Saturday, October 12, 2013

Flaw in common network design pattern (or in understanding how to use it)?

There is an old and not-so-clever network design pattern like this:



I know this from CCN(A|P) but I have no idea who invented it. Cisco perhaps. Idea is to use IGP, nowadays it is naturally OSPF in most cases, for resolution of the L3 path towards a subnet in question. The subnet itself is terminated on a gateway. Two different gateways to be accurate. One acts as a default gateway, which means that it is active router in HSRP, so it holds "virtual" IP address as well as MAC address of the default gateway. It is the address that hosts in the subnet uses in their routing tables and subsequently in their ARP tables.

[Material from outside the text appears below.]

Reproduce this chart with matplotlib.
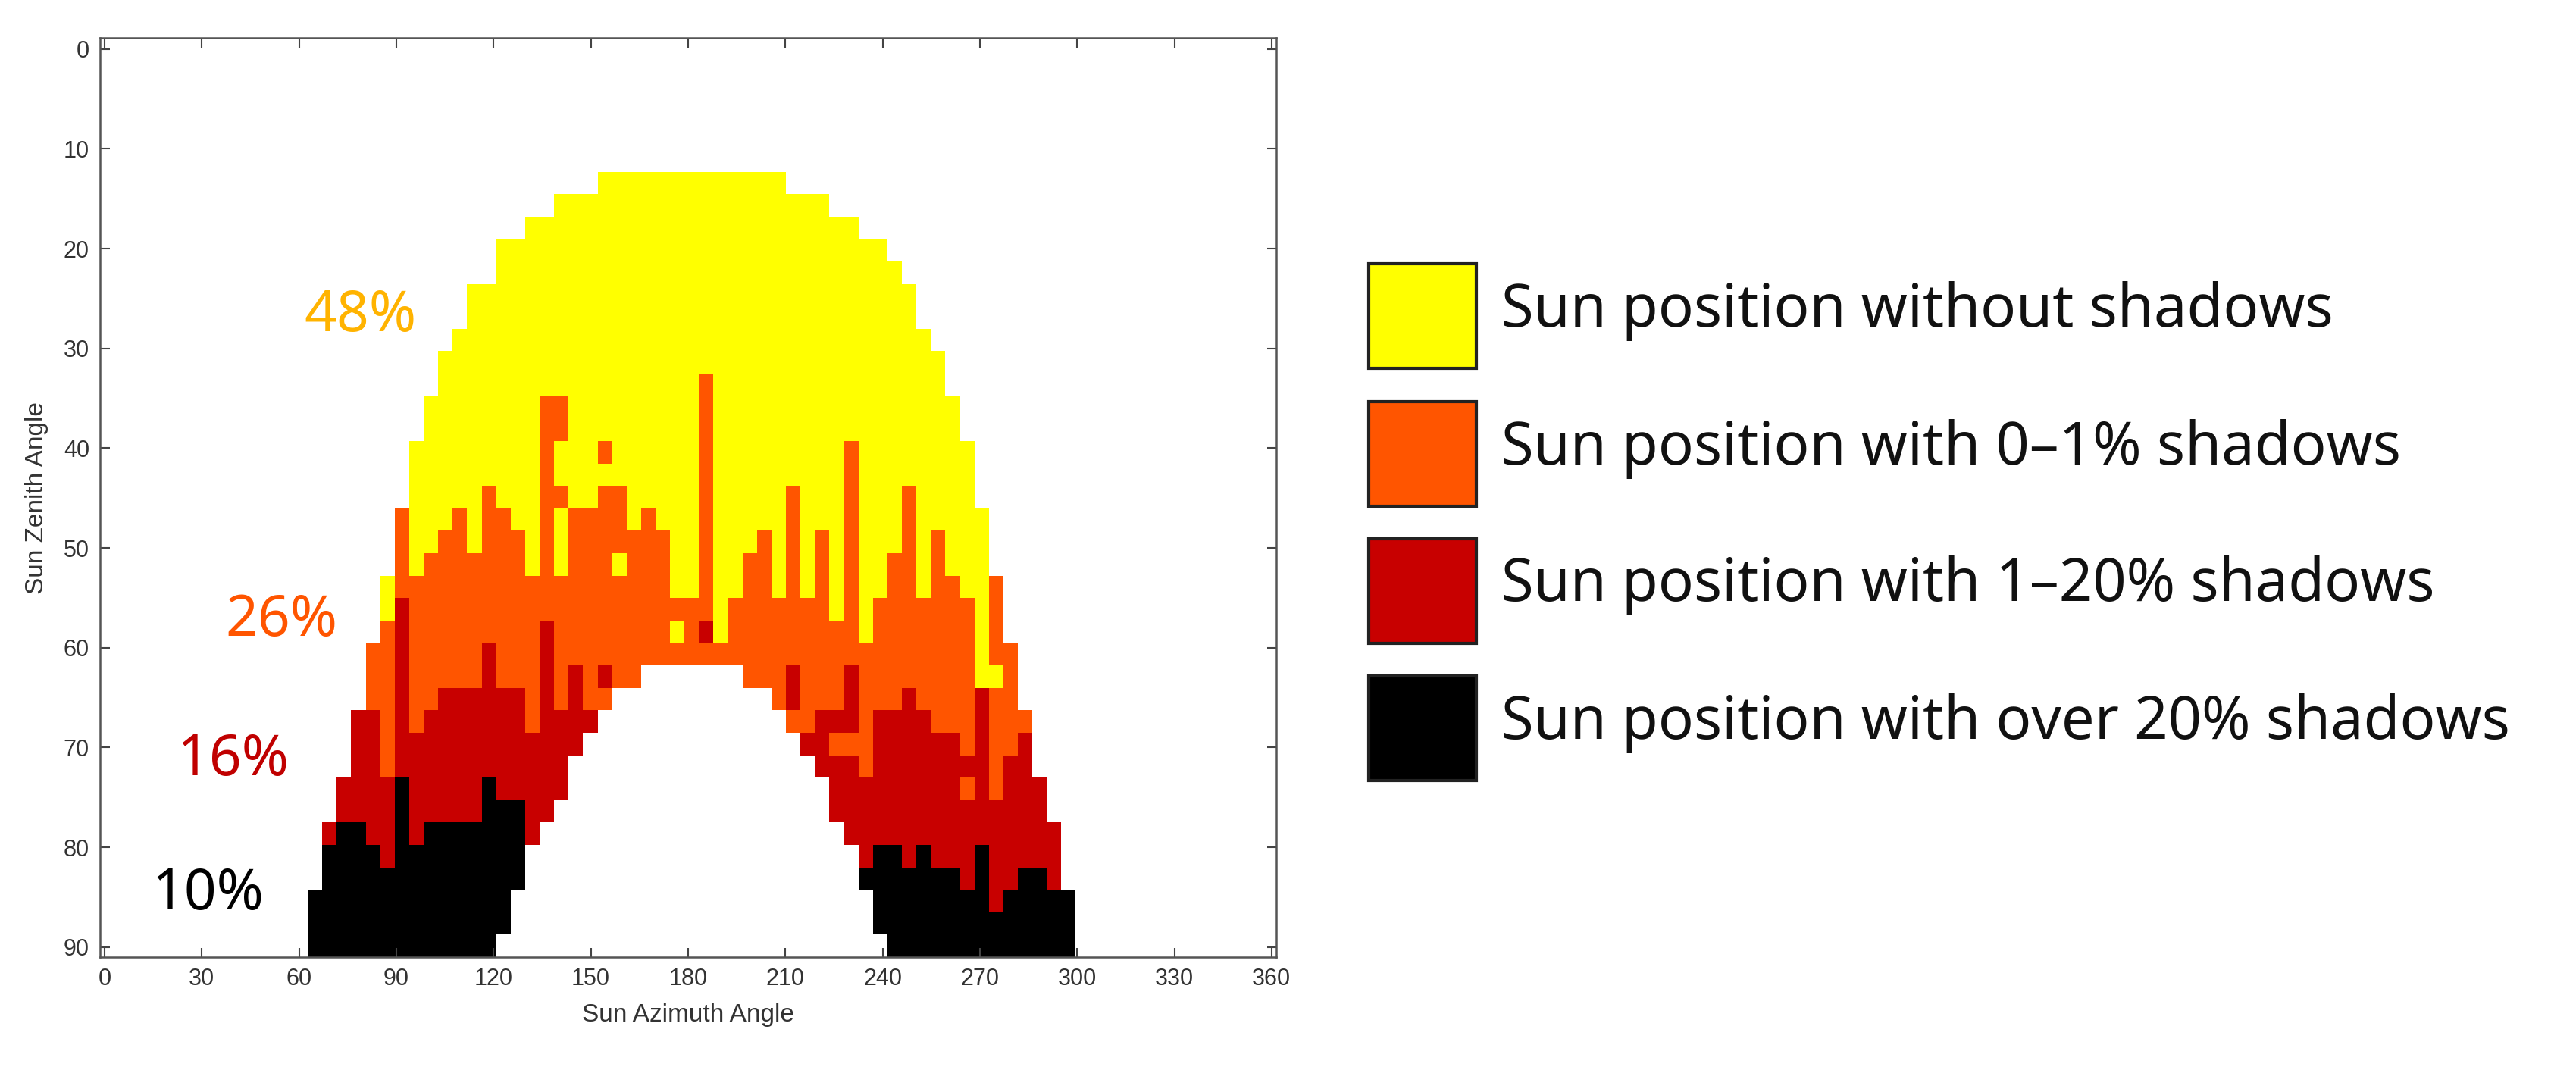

So far so good. Everything is up and running, one gateway is active, another one passive, both routers are redistributing connected routes to OSPF and both are able to deliver traffic from L3 networks towards clients in the L2 subnet in question.

But wait a moment... How do L3 switches know where to send the traffic over L2? Yes, routing table and ARP resolution. By default the ARP table records timeout is 4 hrs, right?

And how do L2 switches know the port to forward traffic? MAC address table (or switching table, depends on terminology). Timeout for MAC address table? 5 mins.

So what does the passive switch do when no traffic from hosts hits this switch, because it does not have active default GW address and nobody wants to communicate over L2 to it's "real IP". Well, obviously the MAC address table cleans out after a while but ARP records stays much much longer (and ARP records are refreshed when some traffic arrives and the L3 switch does not have proper ARP table records).

But... When there is no MAC address table record for the particular MAC on the standby L3 switch, the switch just broadcasts the traffic for that MAC to all ports. And it multiplies in the network further because in case you have prevailing vertical flows in your network it is likely that any other L2 switch in the chain does not know the MAC address either. Except the one which has the destination host connected. So it means you might have huge multiplication of useless traffic if your L3 switch attracts some traffic in OSPF for any subnet which it is standby for it's gateway.

It might several megs or even tens or hundred megs of constant scattered traffic in real life scenario in 1 Gig network.

And what to do to avoid this? Think of the design pattern... Set higher OSPF costs for redistributed routes on the standby router. Simple but effective, huh?